The researchers, who found ambiguous chemical signals in Martian soil collected by NASA's two Viking landers in 1976, say that everything we've discovered on Mars since makes the case for biological activity stronger than ever.
"Even if one is not convinced that the Viking results give strong evidence for life on Mars, this paper clearly shows that the possibility must be considered. We cannot rule out the biological explanation," says NASA astrobiologist Chris McKay, senior editor of the journal Astrobiology, where the paper has been published.
To be clear, the two researchers - Gilbert V. Levin from Arizona State University and Patricia Ann Straat from the US National Institutes of Health - aren't claiming that the 1976 Viking mission definitely found life.
But what they are saying is when they examined the biological and non-biological hypotheses to explain what the landers originally found, the experimental evidence pointed to extant life being a "strong possibility", whereas the non-biological interpretations were "not conclusive".
This goes against the widespread opinion at the time (and ever since) that the results of the Viking labeled release (LR) experiment, which involved on-site soil analysis by the landers, did not produce signs of biological processes.
"[I]n the absence of a non-biological agent that satisfies all Viking findings, and in view of environmental evidence that Mars may well be able to support extant life, it seems prudent that the scientific community maintain biology as a viable explanation of the LR experimental results," they conclude.
Okay so let's take a step back here and run through the history of this very weird case.
NASA's Viking Mission to Mars involved sending two spacecraft, Viking 1 and Viking 2, to Mars to obtain high resolution images of the Martian surface, characterise the structure and composition of the atmosphere and surface, and to search for evidence of life.
Viking 1 arrived at Mars on 19 June 1976, and Viking 2 touched down at the Utopia Planitia on 3 September 1976.
During their time on the surface, the landers performed the LR experiment, where samples of Martian soil - collected 6,437 km (4,000 miles) apart - were mixed with a drop of dilute aqueous nutrient solution.
The gas produced by this reaction was then monitored for hints of biological processes at work in the soil. Specifically, if the radioactive 14CO2 isotope was detected, it could be considered as evidence of microorganisms in the soil metabolising certain nutrients.
To everyone's surprise, the samples tested positive for this isotope.
"The minute the nutrients were mixed with the soil sample, you got something like 10,000 counts [of radioactive molecules]," Joseph Miller, a former NASA space shuttle project director who was involved in the original experiment, told National Geographic.
That was a huge spike from the 50 or 60 counts that usually result from the natural background radiation on Mars.
A number of control experiments were also performed, including heating some Martian soil samples to different temperatures, and keeping others in the dark for months - things that were supposed to 'kill off' any life in the soil.
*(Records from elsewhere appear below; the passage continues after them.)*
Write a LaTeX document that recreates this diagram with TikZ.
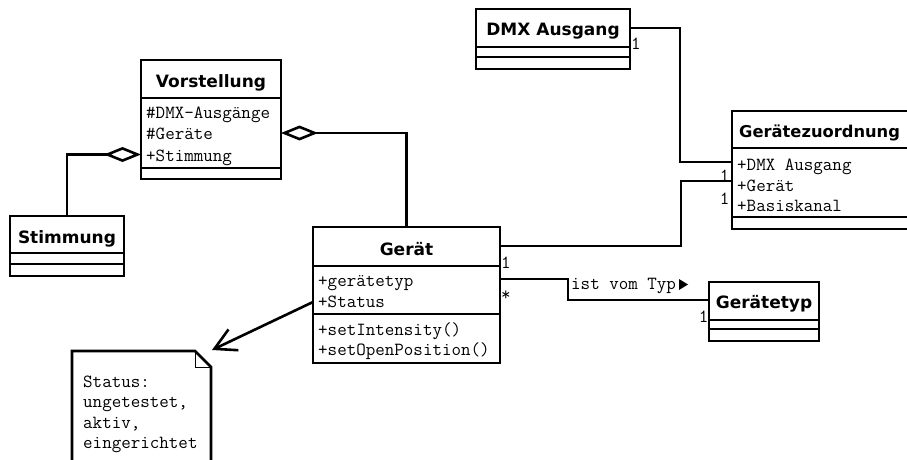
\documentclass[tikz,border=0pt]{standalone}
\usepackage{fontspec}
\usetikzlibrary{arrows.meta}
\newfontfamily\umltitlefam{DejaVu Sans}
\newcommand\umltitle{\umltitlefam\bfseries\fontsize{17}{20}\selectfont}
\newcommand\umlmono{\ttfamily\fontsize{18.5}{21}\selectfont}
\tikzset{
 lw/.style={line width=2.6pt},
 cls/.style={draw, lw, inner sep=0pt, outer sep=0pt, anchor=north west},
 ttl/.style={font=\umltitle, anchor=base, inner sep=0pt},
 attr/.style={font=\umlmono, anchor=base west, inner sep=0pt},
 multl/.style={font=\umlmono, anchor=base west, inner sep=0pt},
 multr/.style={font=\umlmono, anchor=base east, inner sep=0pt},
 conn/.style={lw},
 agg/.style={lw, -{Diamond[open, length=37pt, width=15pt]}},
 thinline/.style={line width=0.8pt},
}
\begin{document}
\begin{tikzpicture}[x=1pt, y=-1pt]
\useasboundingbox (0,0) rectangle (907,460);
\clip (0,0) rectangle (907,460);

% Vorstellung
\node[cls, minimum width=140pt, minimum height=119pt] (vor) at (141,60) {};
\draw[lw] (vor.west |- 0,98) -- (vor.east |- 0,98);
\draw[lw] (vor.west |- 0,168) -- (vor.east |- 0,168);
\node[ttl] (vort) at (211,87) {Vorstellung};
\node[attr] (vora1) at (146,118) {\#DMX-Ausgänge};
\node[attr] (vora2) at (146,139.5) {\#Geräte};
\node[attr] (vora3) at (146,161) {+Stimmung};

% Stimmung
\node[cls, minimum width=114pt, minimum height=60pt] (stim) at (10,216) {};
\draw[lw] (stim.west |- 0,253) -- (stim.east |- 0,253);
\draw[lw] (stim.west |- 0,264) -- (stim.east |- 0,264);
\node[ttl] (stimt) at (67,243) {Stimmung};

% Geraet
\node[cls, minimum width=187pt, minimum height=136pt] (ger) at (313,227) {};
\draw[lw] (ger.west |- 0,266) -- (ger.east |- 0,266);
\draw[lw] (ger.west |- 0,314) -- (ger.east |- 0,314);
\node[ttl] (gert) at (406.5,255) {Gerät};
\node[attr] (gera1) at (318,286) {+gerätetyp};
\node[attr] (gera2) at (318,307) {+Status};
\node[attr] (germ1) at (318,335) {+setIntensity()};
\node[attr] (germ2) at (318,355.5) {+setOpenPosition()};

% DMX Ausgang
\node[cls, minimum width=154pt, minimum height=60pt] (dmx) at (476,9) {};
\draw[lw] (dmx.west |- 0,47) -- (dmx.east |- 0,47);
\draw[lw] (dmx.west |- 0,57) -- (dmx.east |- 0,57);
\node[ttl] (dmxt) at (553,36) {DMX Ausgang};

% Geraetezuordnung
\node[cls, minimum width=188pt, minimum height=118pt] (gz) at (732,111) {};
\draw[lw] (gz.west |- 0,148) -- (gz.east |- 0,148);
\draw[lw] (gz.west |- 0,217) -- (gz.east |- 0,217);
\node[ttl, anchor=base west, font=\umltitlefam\bfseries\fontsize{16.3}{19}\selectfont] (gzt) at (739,137) {Gerätezuordnung};
\node[attr] (gza1) at (737,170.5) {+DMX Ausgang};
\node[attr] (gza2) at (737,191) {+Gerät};
\node[attr] (gza3) at (737,211.5) {+Basiskanal};

% Geraetetyp
\node[cls, minimum width=110pt, minimum height=59pt] (gt) at (709,282) {};
\draw[lw] (gt.west |- 0,320) -- (gt.east |- 0,320);
\draw[lw] (gt.west |- 0,329) -- (gt.east |- 0,329);
\node[ttl] (gtt) at (764,308) {Gerätetyp};

% Note
\node[inner sep=0pt, outer sep=0pt, minimum width=139pt, minimum height=130pt, anchor=north west] (note) at (72,351) {};
\draw[lw] (note.south west) -- (note.north west) -- ([xshift=-16pt]note.north east)
  -- ([yshift=-16pt]note.north east) -- (note.south east);
\draw[thinline] ([xshift=-16pt]note.north east) -- ([xshift=-16pt,yshift=-16pt]note.north east)
  -- ([yshift=-16pt]note.north east);
\node[attr] (nt1) at (83,387) {Status:};
\node[attr] (nt2) at (83,407.5) {ungetestet,};
\node[attr] (nt3) at (83,428) {aktiv,};
\node[attr] (nt4) at (83,448.5) {eingerichtet};

% Connectors
\draw[agg] (stim.north) |- (vor.west |- 0,154.5);
\draw[agg] (ger.north) |- (vor.east |- 0,133);
\draw[conn] (dmx.east |- 0,28) -- (680,28) |- (gz.west |- 0,162);
\draw[conn] (ger.east |- 0,246) -- (681,246) |- (gz.west |- 0,181);
\draw[conn] (ger.east |- 0,279) -- (568,279) |- (gt.west |- 0,300);
\draw[conn, -{Straight Barb[length=21pt, width=23pt]}] (ger.west |- 0,302) -- ([xshift=1pt,yshift=1pt]note.north east);

% Multiplicities and labels
\node[multl] (m1) at (631,49.5) {1};
\node[multr] (m2) at (729.5,181.5) {1};
\node[multr] (m3) at (729.5,204) {1};
\node[multl] (m4) at (501,268) {1};
\node[multl] (m5) at (501,300) {*};
\node[multr] (m6) at (708.5,322) {1};
\node[multl] (lbl) at (571,289) {ist vom Typ};
\fill (679,279) -- (688,284.5) -- (679,290) -- cycle;
\end{tikzpicture}
\end{document}
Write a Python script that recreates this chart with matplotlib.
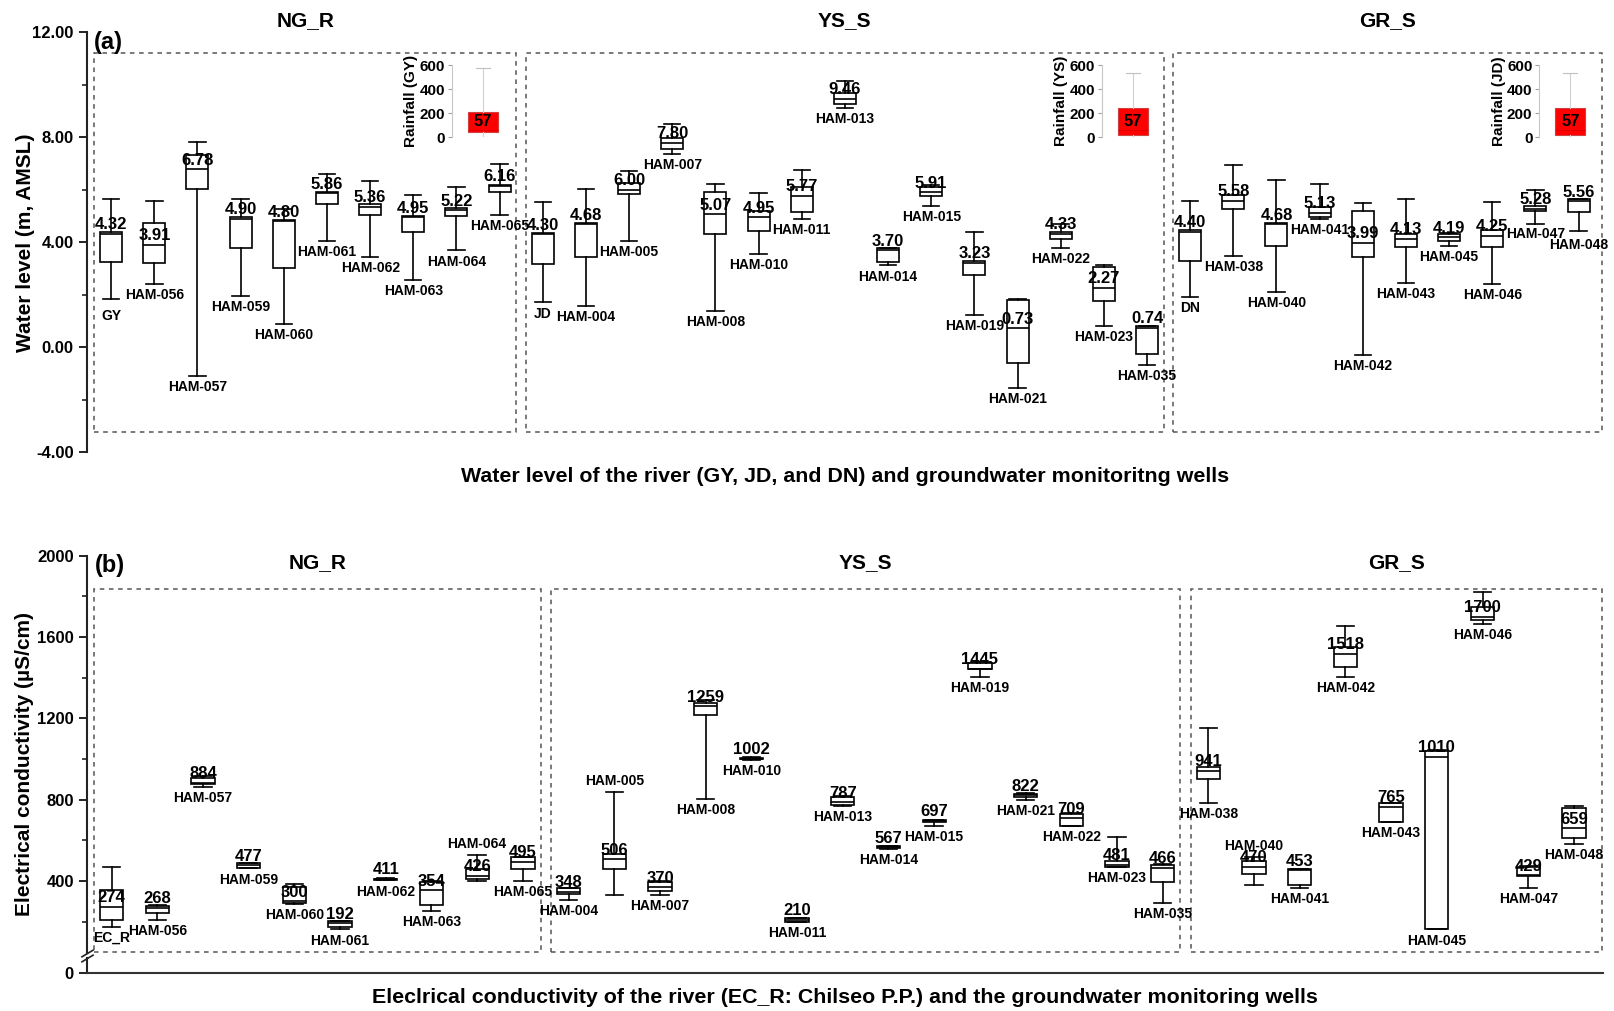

These samples came back negative for the isotope, which only strengthened the case for life.
But when the landers performed follow-up experiments, they all delivered negative results, and NASA dismissed the possibility of microbe detection outright.
Just about everyone argued that the original signals were geological rather than biological, but Levin and Straat have been arguing the case for life ever since.
Now they've come out with a new paper that claims everything we've found on Mars since 1976 puts geological explanations into even greater question.
"The general consensus at the time of Viking was that the LR positive response was non-biologically caused," they explain. "However, since then, information from later missions to Mars has called the basis of that consensus into question, and it is timely to reconsider a biological explanation for the LR results."
"[S]o far, no non-biological explanation has met all the criteria," they add.
Their argument focusses on the fact that in recent years, we have evidence to suggest that Mars isn't as inhospitable as we once thought. They say signs that water played a big role in much of Mars's history could mean life arose in more when the planet was wetter, and then adapted as it dried out.
"Life may therefore still exist, if only in a cryptobiotic state, subject to resuscitation whenever water becomes available," they explain.
They add that the sporadic appearance of methane points to methanogens - microorganisms that produce methane as a metabolic byproduct in harsh conditions - as possible Martian life-forms.
It's a long shot, and they know it, but what Levin and Straat hope will come from their 'renewed case for life' is a greater urgency from NASA and other space agencies to keep looking for signs of biological activity on Mars, and stricter policies when it comes to contamination risks.
"It is noted, however, that Mars may already have been infected by the many spacecraft that have landed there; although Viking was heat-treated to reduce microbial counts, no other spacecraft have been similarly treated," they caution.
The paper has been published in Astrobiology.